Wednesday,19 September, 2018
Current issue | Issue 1286, (10 - 16 March 2016)
Wednesday,19 September, 2018
Issue 1286, (10 - 16 March 2016)

Ahram Weekly

Iran and Turkey move closer

Relations between Turkey and Iran are improving, despite disagreements between the two countries on the conflict in Syria, writes Camelia Entekhabifard

Al-Ahram Weekly

Iran has reduced the number of its fighters in Syria, according to US Secretary of State John Kerry.

“The IRGC [Iranian Revolutionary Guard Corps] has actually pulled its troops back from Syria. Ayatollah Khamenei pulled a significant number of troops out. Their presence is actually reduced in Syria,” Kerry told US lawmakers in a reference to Iranian supreme leader Ali Khamenei on 25 February.

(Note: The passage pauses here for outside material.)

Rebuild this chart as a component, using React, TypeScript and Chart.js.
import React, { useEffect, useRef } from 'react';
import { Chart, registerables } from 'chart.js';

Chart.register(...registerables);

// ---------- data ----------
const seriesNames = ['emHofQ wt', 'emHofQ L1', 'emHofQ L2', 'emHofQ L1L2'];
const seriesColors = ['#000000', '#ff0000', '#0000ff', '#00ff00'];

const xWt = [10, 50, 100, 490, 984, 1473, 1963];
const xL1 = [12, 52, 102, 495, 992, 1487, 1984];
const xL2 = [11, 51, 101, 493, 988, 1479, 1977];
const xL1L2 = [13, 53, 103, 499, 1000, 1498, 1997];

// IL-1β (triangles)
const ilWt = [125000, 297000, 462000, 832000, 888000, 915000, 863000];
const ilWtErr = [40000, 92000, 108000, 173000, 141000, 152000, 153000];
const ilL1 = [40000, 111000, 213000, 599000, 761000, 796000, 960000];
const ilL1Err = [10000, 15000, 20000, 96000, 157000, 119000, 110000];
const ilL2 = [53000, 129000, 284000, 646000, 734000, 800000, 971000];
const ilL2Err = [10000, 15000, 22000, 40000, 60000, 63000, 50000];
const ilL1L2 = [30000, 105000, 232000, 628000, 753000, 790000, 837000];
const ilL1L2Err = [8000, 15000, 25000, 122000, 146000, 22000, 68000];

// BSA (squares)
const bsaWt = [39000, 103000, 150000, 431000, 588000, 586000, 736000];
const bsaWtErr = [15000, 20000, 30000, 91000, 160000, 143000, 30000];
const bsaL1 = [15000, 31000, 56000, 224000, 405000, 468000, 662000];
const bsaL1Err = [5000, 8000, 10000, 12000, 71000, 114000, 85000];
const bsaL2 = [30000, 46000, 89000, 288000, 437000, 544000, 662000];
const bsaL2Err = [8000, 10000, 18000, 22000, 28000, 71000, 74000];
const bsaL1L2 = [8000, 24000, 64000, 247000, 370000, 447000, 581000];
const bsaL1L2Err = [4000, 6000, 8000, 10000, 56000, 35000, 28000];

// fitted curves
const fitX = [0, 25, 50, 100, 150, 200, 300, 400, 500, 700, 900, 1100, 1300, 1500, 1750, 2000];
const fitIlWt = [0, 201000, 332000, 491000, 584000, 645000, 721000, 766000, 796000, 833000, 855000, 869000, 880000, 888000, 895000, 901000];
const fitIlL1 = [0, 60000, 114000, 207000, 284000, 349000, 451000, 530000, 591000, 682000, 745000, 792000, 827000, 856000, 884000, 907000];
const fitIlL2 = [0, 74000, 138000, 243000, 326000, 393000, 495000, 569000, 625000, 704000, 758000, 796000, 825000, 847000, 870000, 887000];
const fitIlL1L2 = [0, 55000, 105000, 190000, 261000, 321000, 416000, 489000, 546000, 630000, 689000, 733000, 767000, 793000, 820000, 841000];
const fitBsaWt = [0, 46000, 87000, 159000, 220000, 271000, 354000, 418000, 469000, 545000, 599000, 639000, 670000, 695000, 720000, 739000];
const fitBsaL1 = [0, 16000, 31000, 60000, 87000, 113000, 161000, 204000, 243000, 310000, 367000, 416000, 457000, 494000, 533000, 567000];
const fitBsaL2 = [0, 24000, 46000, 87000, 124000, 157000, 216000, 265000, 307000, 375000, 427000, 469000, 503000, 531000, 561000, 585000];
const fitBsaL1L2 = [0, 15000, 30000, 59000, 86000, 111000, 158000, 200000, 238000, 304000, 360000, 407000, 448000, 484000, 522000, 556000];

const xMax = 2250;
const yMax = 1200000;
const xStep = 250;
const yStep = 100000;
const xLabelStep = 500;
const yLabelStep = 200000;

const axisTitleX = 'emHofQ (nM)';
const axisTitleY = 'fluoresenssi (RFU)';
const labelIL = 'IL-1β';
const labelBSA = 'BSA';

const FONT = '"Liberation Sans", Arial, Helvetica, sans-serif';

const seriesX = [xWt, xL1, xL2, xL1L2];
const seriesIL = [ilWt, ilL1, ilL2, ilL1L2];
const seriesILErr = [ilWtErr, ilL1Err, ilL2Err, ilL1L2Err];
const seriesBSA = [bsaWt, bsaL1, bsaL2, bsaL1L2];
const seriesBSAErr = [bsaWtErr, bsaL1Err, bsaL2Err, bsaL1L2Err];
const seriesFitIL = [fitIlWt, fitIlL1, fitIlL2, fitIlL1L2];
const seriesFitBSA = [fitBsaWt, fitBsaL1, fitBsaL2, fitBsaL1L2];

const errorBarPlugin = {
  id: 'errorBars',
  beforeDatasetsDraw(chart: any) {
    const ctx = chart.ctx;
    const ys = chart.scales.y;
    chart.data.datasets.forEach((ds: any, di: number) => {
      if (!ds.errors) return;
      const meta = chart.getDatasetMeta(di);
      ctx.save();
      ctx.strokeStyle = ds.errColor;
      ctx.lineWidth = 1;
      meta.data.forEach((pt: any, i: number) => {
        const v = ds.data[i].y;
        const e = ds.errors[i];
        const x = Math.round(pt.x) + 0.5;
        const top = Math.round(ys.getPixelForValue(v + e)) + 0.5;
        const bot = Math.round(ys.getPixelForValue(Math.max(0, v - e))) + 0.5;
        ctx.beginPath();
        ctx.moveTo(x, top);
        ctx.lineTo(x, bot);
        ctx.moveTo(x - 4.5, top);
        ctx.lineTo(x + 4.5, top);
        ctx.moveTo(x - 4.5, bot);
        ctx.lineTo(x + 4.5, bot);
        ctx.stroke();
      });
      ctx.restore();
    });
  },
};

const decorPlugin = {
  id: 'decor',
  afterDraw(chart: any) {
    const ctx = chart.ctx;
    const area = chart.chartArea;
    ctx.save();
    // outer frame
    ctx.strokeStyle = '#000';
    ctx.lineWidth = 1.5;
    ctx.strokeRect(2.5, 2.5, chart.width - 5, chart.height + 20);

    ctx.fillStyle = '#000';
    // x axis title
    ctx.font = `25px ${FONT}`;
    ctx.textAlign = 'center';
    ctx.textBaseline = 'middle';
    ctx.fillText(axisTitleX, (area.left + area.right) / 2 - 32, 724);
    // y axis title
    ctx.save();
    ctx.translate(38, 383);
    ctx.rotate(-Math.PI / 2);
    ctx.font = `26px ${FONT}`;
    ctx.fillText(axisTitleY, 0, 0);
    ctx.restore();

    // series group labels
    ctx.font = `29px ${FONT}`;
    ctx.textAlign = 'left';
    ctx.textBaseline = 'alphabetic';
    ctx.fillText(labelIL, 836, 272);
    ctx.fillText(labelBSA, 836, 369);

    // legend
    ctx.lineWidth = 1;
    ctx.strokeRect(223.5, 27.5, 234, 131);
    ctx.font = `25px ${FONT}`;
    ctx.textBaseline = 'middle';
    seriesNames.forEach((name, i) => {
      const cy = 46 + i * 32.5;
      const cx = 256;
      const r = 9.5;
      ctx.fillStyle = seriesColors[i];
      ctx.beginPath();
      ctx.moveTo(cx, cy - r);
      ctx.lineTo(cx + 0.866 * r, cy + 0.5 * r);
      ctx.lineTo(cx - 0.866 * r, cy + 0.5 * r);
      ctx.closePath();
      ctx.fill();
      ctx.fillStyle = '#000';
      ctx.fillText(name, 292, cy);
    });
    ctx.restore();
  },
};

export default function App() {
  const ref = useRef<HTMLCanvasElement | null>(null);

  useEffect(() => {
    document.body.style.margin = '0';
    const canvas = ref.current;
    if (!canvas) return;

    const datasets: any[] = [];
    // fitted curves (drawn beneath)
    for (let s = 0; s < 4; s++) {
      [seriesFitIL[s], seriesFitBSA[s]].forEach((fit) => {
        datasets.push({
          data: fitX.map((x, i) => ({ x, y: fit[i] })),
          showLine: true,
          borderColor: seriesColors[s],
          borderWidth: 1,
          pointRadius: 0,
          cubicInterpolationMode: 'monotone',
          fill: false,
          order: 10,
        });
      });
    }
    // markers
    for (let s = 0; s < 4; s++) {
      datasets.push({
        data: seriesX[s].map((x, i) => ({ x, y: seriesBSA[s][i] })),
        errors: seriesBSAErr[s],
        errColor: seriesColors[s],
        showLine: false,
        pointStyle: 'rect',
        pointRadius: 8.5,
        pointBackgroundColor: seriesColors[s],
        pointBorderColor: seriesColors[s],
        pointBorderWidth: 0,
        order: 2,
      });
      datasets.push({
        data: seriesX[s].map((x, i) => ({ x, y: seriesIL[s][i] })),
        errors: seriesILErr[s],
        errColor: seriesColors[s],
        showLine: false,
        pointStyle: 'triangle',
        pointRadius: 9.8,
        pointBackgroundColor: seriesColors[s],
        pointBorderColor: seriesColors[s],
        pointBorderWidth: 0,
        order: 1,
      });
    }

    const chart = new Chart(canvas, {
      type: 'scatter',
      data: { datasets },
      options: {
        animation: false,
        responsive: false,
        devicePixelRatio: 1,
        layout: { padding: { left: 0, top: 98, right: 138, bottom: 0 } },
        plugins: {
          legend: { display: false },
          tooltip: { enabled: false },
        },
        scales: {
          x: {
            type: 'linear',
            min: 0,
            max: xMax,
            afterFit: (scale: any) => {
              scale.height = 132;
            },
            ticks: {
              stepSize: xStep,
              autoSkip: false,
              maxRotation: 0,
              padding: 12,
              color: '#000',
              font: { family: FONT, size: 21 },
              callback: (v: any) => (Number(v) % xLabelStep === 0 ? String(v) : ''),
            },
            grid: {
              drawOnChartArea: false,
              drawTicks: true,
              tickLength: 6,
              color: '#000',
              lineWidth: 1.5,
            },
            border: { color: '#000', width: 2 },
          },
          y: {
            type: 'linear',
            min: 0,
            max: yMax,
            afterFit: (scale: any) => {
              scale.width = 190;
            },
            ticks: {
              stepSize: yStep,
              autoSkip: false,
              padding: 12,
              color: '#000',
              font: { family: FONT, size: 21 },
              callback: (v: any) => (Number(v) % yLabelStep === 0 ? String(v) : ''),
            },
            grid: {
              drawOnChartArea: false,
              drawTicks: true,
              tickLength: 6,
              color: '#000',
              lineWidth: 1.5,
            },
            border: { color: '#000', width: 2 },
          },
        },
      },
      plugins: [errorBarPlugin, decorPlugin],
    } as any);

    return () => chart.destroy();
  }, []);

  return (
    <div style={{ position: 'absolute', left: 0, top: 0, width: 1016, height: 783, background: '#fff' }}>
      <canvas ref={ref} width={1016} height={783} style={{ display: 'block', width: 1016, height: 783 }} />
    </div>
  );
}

Iran did not comment on the claim but the news was welcomed by Turkey, which has been unhappy about the activities of Iranian and Russian forces in the Syrian conflict.

When the Turks shot down a Russian fighter jet on the border with Syria last year, Iran took Russia’s side, and Iranian media outlets and social media have strongly criticised the current government of Turkey.

Even Iranian President Hassan Rouhani has taken an unfriendly tone towards Turkey, accusing its government of cooperating with the terrorist Islamic State (IS) group.

Turkey and Iran rely on each other for vital resources, however. Turkey’s support during the 10 years of the Iran nuclear talks was essential, and Turkey was one of the few countries that did not completely observe the international embargo on Iran.

But the conflict in Syria and the Russian intervention have soured relations between the two neighbouring countries, even if post-sanctions business opportunities have attracted Turkish businessmen to Iran.

In 2011, Iranian oil made up a total of 29 per cent of all Turkey’s imports, reaching close to 51 per cent of all imported oil coming into Turkey. That number has now fallen, but Turkey still sees Iran as an important trading partner.

For Iran, slowly recovering from international sanctions, supporting the expense of its involvement in the Syrian conflict has not been easy. Russia has intervened in support of Syrian President Bashar Al-Assad at a good time for Iran, due to these expenses, and has bolstered the regime in Damascus.

Today, Al-Assad has the upper hand in much of Syria, thanks to the Russian intervention. But the continuation of the Russian presence in Syria is not what Iran would like to see, and nor indeed would Turkey.

Ankara and Tehran are thus likely to cooperate more closely during the next round of talks on Syria. The recent visit of Turkish Prime Minister Ahmet Davutoğlu to Tehran shows that the two nations have also decided to come closer.

Davutoğlu acknowledged on Saturday during his visit that Iran and Turkey differ on Syria but said cooperation between the two countries is necessary to end the bloodshed there. He said Turkey and Iran hope to expand their trade to $30 billion, or triple the current amount, and this will require improved relations.

Iran has never trusted the Russians, and the country’s history is replete with stories of Russian plotting and betrayal. But it may be that Iran has this time got the better of the Russians by engaging them directly in the conflict in Syria.

In the post-war period, Iranians may be welcomed in Syria more than the Russians because of historical ties and also because Russia is now directly linked with the survival of the Al-Assad regime.

Iranians also remember Turkish assistance during the harshest period of the sanctions against Iran.

Delays in the delivery of S-300 missiles to Tehran is another example of Russian uncertainty. Tehran and Moscow signed an $800 million contract for the S-300 missiles in December 2007, but the contract was broken when the Russians claimed that the deal was a violation of international sanctions against Iran.

Last April, the two countries signed a fresh agreement on the missiles after Iran reached its nuclear agreement with the Western powers.

Russian President Vladimir Putin published a decree lifting the ban on the S-300 transfers when he visited Tehran last November. The missiles were supposed to be delivered by the end of the year or in early 2016, but so far no sign of this has taken place, and the Iranians may be waiting for the next round of the Syria talks before confronting the Russians over the long-awaited delivery.

The unfulfilled contract for the S-300 missiles has obsessed Tehran for years. As a result of the nuclear deal, however, the economy may now have more priority than air defence capabilities.

Improved trade and economic relations with Turkey suit the pragmatic government of Rouhani more than greater military cooperation with Russia. In this time of calculations, Iran and Turkey are coming closer.